Write out exactly the lines that run from the line containing "Convert this chart" through the line containing "const pctOffsets = [80, 33, 33, 27];"; both end lines belong to the answer.

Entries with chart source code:
- - -

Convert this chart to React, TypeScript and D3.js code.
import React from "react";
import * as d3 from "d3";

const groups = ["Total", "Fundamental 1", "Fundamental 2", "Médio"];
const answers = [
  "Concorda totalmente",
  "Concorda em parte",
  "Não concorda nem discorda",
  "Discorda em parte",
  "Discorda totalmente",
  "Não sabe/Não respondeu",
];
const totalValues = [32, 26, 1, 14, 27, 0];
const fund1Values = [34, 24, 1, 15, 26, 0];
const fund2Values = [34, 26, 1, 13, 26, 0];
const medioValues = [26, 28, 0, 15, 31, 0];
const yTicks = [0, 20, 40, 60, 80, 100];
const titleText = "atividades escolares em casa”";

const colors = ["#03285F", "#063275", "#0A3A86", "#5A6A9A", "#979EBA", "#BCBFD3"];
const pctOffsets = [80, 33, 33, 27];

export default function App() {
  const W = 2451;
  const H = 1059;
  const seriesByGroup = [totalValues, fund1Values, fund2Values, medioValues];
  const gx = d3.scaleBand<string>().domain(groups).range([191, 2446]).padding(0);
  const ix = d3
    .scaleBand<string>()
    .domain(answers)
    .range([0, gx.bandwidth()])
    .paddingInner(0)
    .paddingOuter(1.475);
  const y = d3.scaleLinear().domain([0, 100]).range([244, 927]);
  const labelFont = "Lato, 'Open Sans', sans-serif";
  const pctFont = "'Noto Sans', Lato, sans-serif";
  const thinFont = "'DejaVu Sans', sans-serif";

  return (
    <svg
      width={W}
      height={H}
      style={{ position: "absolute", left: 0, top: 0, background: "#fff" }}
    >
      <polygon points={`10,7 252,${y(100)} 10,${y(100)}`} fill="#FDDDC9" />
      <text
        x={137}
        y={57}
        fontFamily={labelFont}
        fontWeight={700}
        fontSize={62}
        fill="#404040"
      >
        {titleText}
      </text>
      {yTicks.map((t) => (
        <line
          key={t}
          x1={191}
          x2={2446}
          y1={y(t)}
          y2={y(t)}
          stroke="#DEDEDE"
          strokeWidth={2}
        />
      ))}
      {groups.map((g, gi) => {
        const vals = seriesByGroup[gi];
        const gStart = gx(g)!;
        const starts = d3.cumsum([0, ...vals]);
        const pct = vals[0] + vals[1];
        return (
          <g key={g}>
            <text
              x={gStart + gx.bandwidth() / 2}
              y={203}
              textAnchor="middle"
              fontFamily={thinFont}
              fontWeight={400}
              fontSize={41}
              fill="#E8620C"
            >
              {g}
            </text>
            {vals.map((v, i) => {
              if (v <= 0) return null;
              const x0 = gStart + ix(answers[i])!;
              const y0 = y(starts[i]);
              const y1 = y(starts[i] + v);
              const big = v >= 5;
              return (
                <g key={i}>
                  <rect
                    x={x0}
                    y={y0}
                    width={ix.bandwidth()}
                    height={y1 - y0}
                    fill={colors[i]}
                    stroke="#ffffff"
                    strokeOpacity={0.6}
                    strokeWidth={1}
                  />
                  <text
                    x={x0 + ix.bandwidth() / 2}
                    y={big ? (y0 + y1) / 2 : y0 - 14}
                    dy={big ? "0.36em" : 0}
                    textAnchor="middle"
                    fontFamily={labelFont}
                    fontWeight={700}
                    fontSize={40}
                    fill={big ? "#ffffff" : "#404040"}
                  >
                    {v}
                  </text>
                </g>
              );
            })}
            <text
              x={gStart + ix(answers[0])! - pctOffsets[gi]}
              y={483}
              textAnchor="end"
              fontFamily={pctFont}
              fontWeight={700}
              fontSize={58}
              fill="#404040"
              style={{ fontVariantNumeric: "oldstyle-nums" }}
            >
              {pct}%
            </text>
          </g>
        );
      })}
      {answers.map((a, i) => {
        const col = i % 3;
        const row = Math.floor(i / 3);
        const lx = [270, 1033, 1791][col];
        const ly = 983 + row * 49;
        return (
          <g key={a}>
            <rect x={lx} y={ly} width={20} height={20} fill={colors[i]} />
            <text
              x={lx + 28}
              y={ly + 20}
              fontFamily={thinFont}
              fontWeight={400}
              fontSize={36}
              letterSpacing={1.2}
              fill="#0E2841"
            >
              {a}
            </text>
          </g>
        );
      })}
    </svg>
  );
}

- - -

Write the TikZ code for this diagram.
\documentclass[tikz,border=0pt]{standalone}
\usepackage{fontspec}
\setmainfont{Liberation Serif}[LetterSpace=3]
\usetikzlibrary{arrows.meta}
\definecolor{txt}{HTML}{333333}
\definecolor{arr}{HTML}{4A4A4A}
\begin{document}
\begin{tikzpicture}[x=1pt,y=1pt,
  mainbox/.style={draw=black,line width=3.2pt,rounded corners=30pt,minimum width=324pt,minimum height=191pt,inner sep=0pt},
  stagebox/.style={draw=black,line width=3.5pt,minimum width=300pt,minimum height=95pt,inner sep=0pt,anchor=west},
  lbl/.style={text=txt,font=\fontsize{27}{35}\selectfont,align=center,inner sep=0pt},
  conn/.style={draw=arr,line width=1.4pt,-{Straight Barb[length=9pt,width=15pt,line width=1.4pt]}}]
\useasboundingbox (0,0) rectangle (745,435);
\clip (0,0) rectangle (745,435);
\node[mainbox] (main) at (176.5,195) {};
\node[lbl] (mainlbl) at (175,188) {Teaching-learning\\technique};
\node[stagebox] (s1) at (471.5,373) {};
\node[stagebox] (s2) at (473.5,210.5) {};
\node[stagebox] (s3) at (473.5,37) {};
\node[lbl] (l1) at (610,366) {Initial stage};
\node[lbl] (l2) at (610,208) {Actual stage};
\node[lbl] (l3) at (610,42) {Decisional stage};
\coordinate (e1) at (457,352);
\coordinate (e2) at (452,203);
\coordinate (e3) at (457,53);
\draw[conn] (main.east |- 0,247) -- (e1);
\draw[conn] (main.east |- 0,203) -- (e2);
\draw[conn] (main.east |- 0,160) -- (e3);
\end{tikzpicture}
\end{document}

- - -

* [Complete response]:
Convert this chart to React, TypeScript and D3.js code.
import React from "react";
import * as d3 from "d3";

const groups = ["Total", "Fundamental 1", "Fundamental 2", "Médio"];
const answers = [
  "Concorda totalmente",
  "Concorda em parte",
  "Não concorda nem discorda",
  "Discorda em parte",
  "Discorda totalmente",
  "Não sabe/Não respondeu",
];
const totalValues = [32, 26, 1, 14, 27, 0];
const fund1Values = [34, 24, 1, 15, 26, 0];
const fund2Values = [34, 26, 1, 13, 26, 0];
const medioValues = [26, 28, 0, 15, 31, 0];
const yTicks = [0, 20, 40, 60, 80, 100];
const titleText = "atividades escolares em casa”";

const colors = ["#03285F", "#063275", "#0A3A86", "#5A6A9A", "#979EBA", "#BCBFD3"];
const pctOffsets = [80, 33, 33, 27];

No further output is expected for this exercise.